The influence of operational protocol on the fluid dynamics in the 12 cc Penn state pulsatile pediatric ventricular assist device: the effect of end-diastolic delay.

Abstract

The success of adult ventricular assist devices (VADs), coupled with the high transplant waiting list mortality of infants (40%) has prompted Penn State to develop a pediatric version of the clinically successful adult device. Although the primary use of this device will be bridge-to-transplant, there has been sufficient clinical data to demonstrate the efficacy of VADs in a bridge-to-recovery setting. However, removing the patient from the device, a process known as weaning, demands operation of the device at a lower beat rate and concomitant increased risk for thromboembolism. Previous studies have shown that the interrelated flow characteristics necessary for the prevention of thrombosis in a pulsatile VAD are a strong inlet jet, a late diastolic recirculating flow, and a wall shear rate greater than 500/s. In an effort to develop a strong inlet jet and rotational flow pattern at a lower beat and flow rate, we have compressed diastole by altering the end-diastolic delay time (EDD).
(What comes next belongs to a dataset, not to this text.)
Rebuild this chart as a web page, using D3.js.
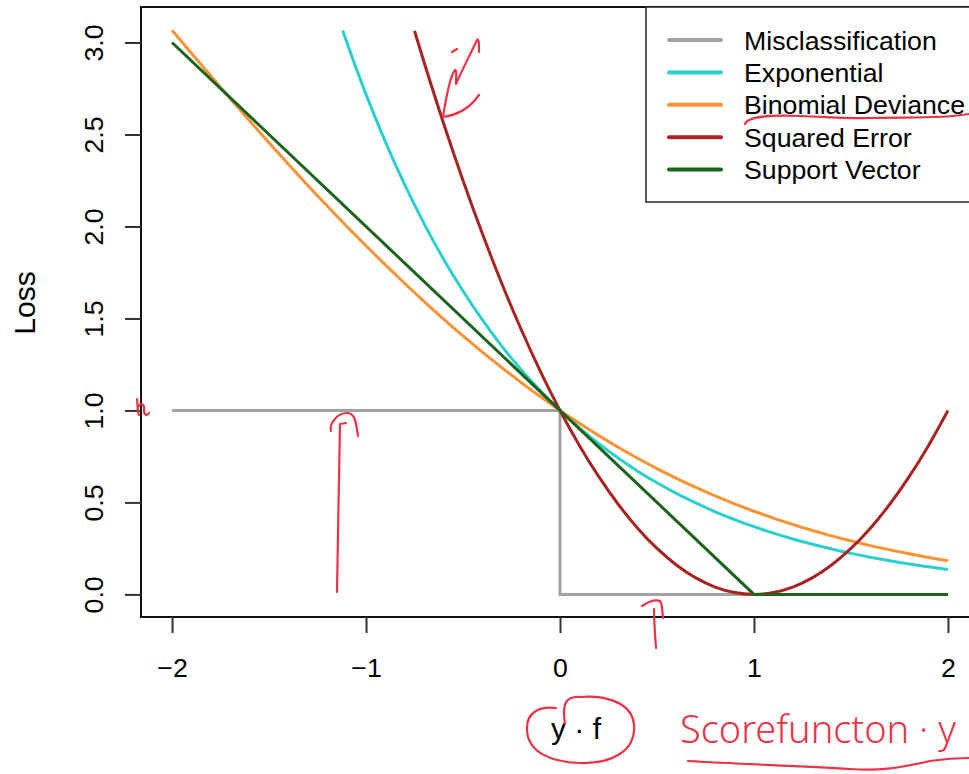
<!DOCTYPE html>
<html>
<head>
<meta charset="utf-8">
<script src="https://cdn.jsdelivr.net/npm/d3@7"></script>
<style>
  html, body { margin: 0; padding: 0; background: #ffffff; }
  svg { display: block; }
  text { font-family: "Liberation Sans", Arial, Helvetica, sans-serif; }
</style>
</head>
<body>
<svg id="chart" width="969" height="774"></svg>
<script>
// Margin loss functions plotted against the margin y·f
const gridX = [-2.0,-1.9,-1.8,-1.7,-1.6,-1.5,-1.4,-1.3,-1.2,-1.1,-1.0,-0.9,-0.8,-0.7,-0.6,-0.5,-0.4,-0.3,-0.2,-0.1,
  0.0,0.1,0.2,0.3,0.4,0.5,0.6,0.7,0.8,0.9,1.0,1.1,1.2,1.3,1.4,1.5,1.6,1.7,1.8,1.9,2.0];

const misclassX = [-2, 0, 0, 2];
const misclassY = [1, 1, 0, 0];

const exponentialX = [-1.12,-1.1,-1.0,-0.9,-0.8,-0.7,-0.6,-0.5,-0.4,-0.3,-0.2,-0.1,
  0.0,0.1,0.2,0.3,0.4,0.5,0.6,0.7,0.8,0.9,1.0,1.1,1.2,1.3,1.4,1.5,1.6,1.7,1.8,1.9,2.0];
const exponentialY = [3.065,3.004,2.718,2.460,2.226,2.014,1.822,1.649,1.492,1.350,1.221,1.105,
  1.000,0.905,0.819,0.741,0.670,0.607,0.549,0.497,0.449,0.407,0.368,0.333,0.301,0.273,0.247,0.223,0.202,0.183,0.165,0.150,0.135];

const binomialY = [3.067,2.942,2.818,2.695,2.574,2.455,2.338,2.223,2.111,2.001,1.895,1.791,1.690,1.592,1.497,1.405,1.317,1.233,1.151,1.074,
  1.000,0.930,0.863,0.800,0.740,0.684,0.631,0.582,0.535,0.492,0.452,0.415,0.380,0.348,0.318,0.291,0.265,0.242,0.221,0.201,0.183];

const squaredX = [-0.75,-0.7,-0.6,-0.5,-0.4,-0.3,-0.2,-0.1,
  0.0,0.1,0.2,0.3,0.4,0.5,0.6,0.7,0.8,0.9,1.0,1.1,1.2,1.3,1.4,1.5,1.6,1.7,1.8,1.9,2.0];
const squaredY = [3.063,2.89,2.56,2.25,1.96,1.69,1.44,1.21,
  1.00,0.81,0.64,0.49,0.36,0.25,0.16,0.09,0.04,0.01,0.00,0.01,0.04,0.09,0.16,0.25,0.36,0.49,0.64,0.81,1.00];

const svmX = [-2, 1, 2];
const svmY = [3, 0, 0];

const seriesNames = ["Misclassification", "Exponential", "Binomial Deviance", "Squared Error", "Support Vector"];
const seriesColors = ["#a3a3a3", "#2ccfd0", "#fb9234", "#aa2323", "#1b641b"];

const xTicks = [-2, -1, 0, 1, 2];
const yTicks = [0, 0.5, 1, 1.5, 2, 2.5, 3];

const svg = d3.select("#chart");
const fontSize = 26.7;

// plotting region (box is open on the right, running past the page edge)
const plotLeft = 141, plotRight = 979, plotTop = 7, plotBottom = 617;
const x = d3.scaleLinear().domain([-2.16, 2.16]).range([plotLeft, plotRight]);
const y = d3.scaleLinear().domain([-0.1228, 3.193]).range([plotBottom, plotTop]);

const zip = (xs, ys) => xs.map((v, i) => [v, ys[i]]);
const series = [
  { pts: zip(misclassX, misclassY), curve: d3.curveLinear },
  { pts: zip(exponentialX, exponentialY), curve: d3.curveMonotoneX },
  { pts: zip(gridX, binomialY), curve: d3.curveMonotoneX },
  { pts: zip(squaredX, squaredY), curve: d3.curveMonotoneX },
  { pts: zip(svmX, svmY), curve: d3.curveLinear }
];

series.forEach((s, i) => {
  const line = d3.line().x(d => x(d[0])).y(d => y(d[1])).curve(s.curve);
  svg.append("path")
    .datum(s.pts)
    .attr("d", line)
    .attr("fill", "none")
    .attr("stroke", seriesColors[i])
    .attr("stroke-width", 3)
    .attr("stroke-linejoin", "miter");
});

// frame
svg.append("path")
  .attr("d", `M${plotRight + 20},${plotTop}H${plotLeft}V${plotBottom}H${plotRight + 20}`)
  .attr("fill", "none").attr("stroke", "#111").attr("stroke-width", 2);

const fmt = v => (v < 0 ? "\u2212" : "") + Math.abs(v);

// x axis
const gx = svg.append("g").attr("transform", `translate(0,${plotBottom})`)
  .call(d3.axisBottom(x).tickValues(xTicks).tickSize(16).tickFormat(fmt));
gx.select(".domain").remove();
gx.selectAll(".tick line").attr("stroke", "#333").attr("stroke-width", 2);
gx.selectAll(".tick text").attr("y", 60).attr("dy", 0)
  .style("font-size", fontSize + "px").style("fill", "#000");

// y axis, rotated labels
const gy = svg.append("g").attr("transform", `translate(${plotLeft},0)`)
  .call(d3.axisLeft(y).tickValues(yTicks).tickSize(16).tickFormat(d3.format(".1f")));
gy.select(".domain").remove();
gy.selectAll(".tick line").attr("stroke", "#333").attr("stroke-width", 2);
gy.selectAll(".tick text")
  .attr("x", 0).attr("dy", 0)
  .attr("transform", "translate(-38,0) rotate(-90)")
  .attr("text-anchor", "middle")
  .style("font-size", fontSize + "px").style("fill", "#000");

// axis titles
svg.append("text").attr("transform", "translate(35,303) rotate(-90)")
  .attr("text-anchor", "middle").style("font-size", "30px").style("fill", "#000").text("Loss");
svg.append("text").attr("x", 576).attr("y", 739)
  .attr("text-anchor", "middle").style("font-size", "30px").style("fill", "#000").text("y \u00B7 f");

// legend
const legend = svg.append("g");
legend.append("rect").attr("x", 646).attr("y", plotTop).attr("width", 380).attr("height", 195)
  .attr("fill", "#fff").attr("stroke", "#222").attr("stroke-width", 1.5);
const rowY = d3.scalePoint().domain(seriesNames).range([40, 169.5]);
seriesNames.forEach((name, i) => {
  legend.append("line")
    .attr("x1", 669).attr("x2", 721).attr("y1", rowY(name)).attr("y2", rowY(name))
    .attr("stroke", seriesColors[i]).attr("stroke-width", 4).attr("stroke-linecap", "round");
  legend.append("text").attr("x", 744).attr("y", rowY(name) + 9.5)
    .style("font-size", fontSize + "px").style("fill", "#000").text(name);
});

// red pen notes
const ink = "#ec3247";
const notes = svg.append("g").attr("fill", "none").attr("stroke", ink)
  .attr("stroke-width", 2.2).attr("stroke-linecap", "round").attr("stroke-linejoin", "round");
[
  // squiggle at 1.0 on the y axis
  "M137,399 C138,405 137,411 139,415 M138,407 C141,402 145,404 144,411 C144,415 147,416 149,413",
  // arrow under the 1.0 level
  "M337,592 C338,540 339,470 340,424 M331,431 C329,424 337,413 347,413 C356,413 356,425 358,436 M340,424 L346,423",
  // arrow under the zero level
  "M656,648 C655,635 654,620 654,609 M642,606 C648,602 655,599 660,601 C663,605 662,612 663,618",
  // mark beside the squared error curve
  "M443,117 C446,98 451,75 455,70 C457,69 456,78 456,84 M456,84 C462,70 470,55 477,40 C479,38 479,45 479,52 M443,117 C458,115 470,108 479,95 M452,52 L457,49",
  // underline beneath Binomial Deviance
  "M745,124 C748,116 770,115 800,116 C830,117 840,119 870,118 C910,117 940,119 969,114",
  // loop round the axis title
  "M565,724 C562,705 565,696 580,697 C600,695 632,700 634,725 C636,752 610,764 580,763 C550,762 528,752 527,730 C526,712 540,706 556,708",
  // underline beneath the note
  "M688,761 C740,764 800,766 850,769 C880,771 900,768 930,761 C950,758 960,758 969,758"
].forEach(d => notes.append("path").attr("d", d));

svg.append("text").attr("x", 680).attr("y", 743)
  .attr("textLength", 276).attr("lengthAdjust", "spacingAndGlyphs")
  .style("font-family", "'Noto Sans', sans-serif").style("font-weight", 300)
  .style("font-size", "38px").style("fill", ink)
  .text("Scorefuncton \u00B7 y");
</script>
</body>
</html>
Particle image velocimetry was used to compare the flow fields and wall shear rates in the chamber of the 12 cc Penn State pulsatile pediatric VAD operated at 50 beats per minute using EDDs of 10, 50, and 100 ms. Although we expected the 100 ms EDD to have the best wall shear profiles, we found that the 50 ms EDD condition was superior to both the 10 and 100 EDD conditions, due to a longer sustained inlet jet.